Classic shared_ptr error. It should be B_ptr p(new B). – Dan Hook Nov 10 '09 at 20:01
@Dan: why? I can as well write `int i=0;` as `int i(0);`. – xtofl Nov 10 '09 at 20:25
1

There is a different between those two. The = syntax is called copy initialization. The other one is direct initialization. In case of shared_ptr the constructor that takes a pointer is explicit which means you *have* to use direct initialization. – sellibitze Nov 10 '09 at 22:06
@sellibitze: thanks. I didn't know that.
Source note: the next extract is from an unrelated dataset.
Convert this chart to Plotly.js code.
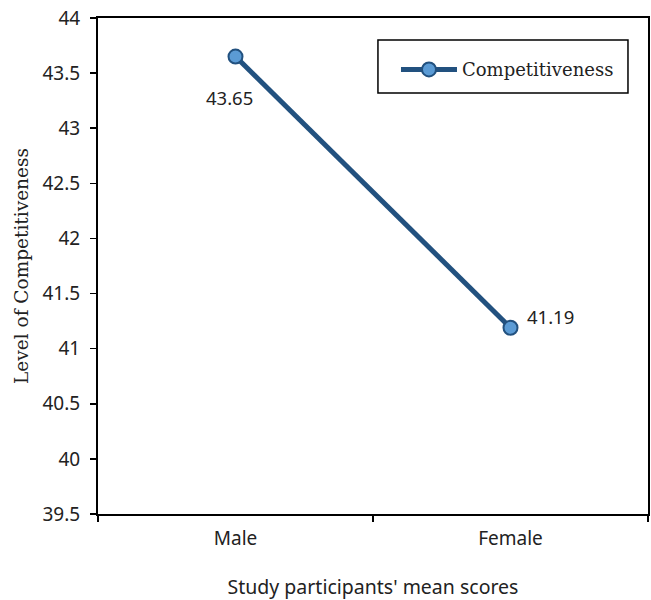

Found another question on this, too. – xtofl Nov 11 '09 at 20:20
And since the direct initialization might light to `the most frustrating parse`, you often end up with `B_Ptr p = B_Ptr(new B);` – Matthieu M. Nov 12 '09 at 15:00

fbrereto · Answer 2 · 2009-11-10T20:27:15.440

7

If you are interested in a fixed template type for B, then I throw my support behind xtofl's answer. If you're interested in later specifying B's template argument, C++ doesn't allow you to do this (though it will be changed in C++0x). Typically what you're looking for is this kind of workaround:

template <typename T>
struct B_Ptr
{
    typedef boost::shared_ptr< B<T> > type;
};

B_Ptr<char>::type pB0 = ...;

(Thanks to UncleBens for the improvements.)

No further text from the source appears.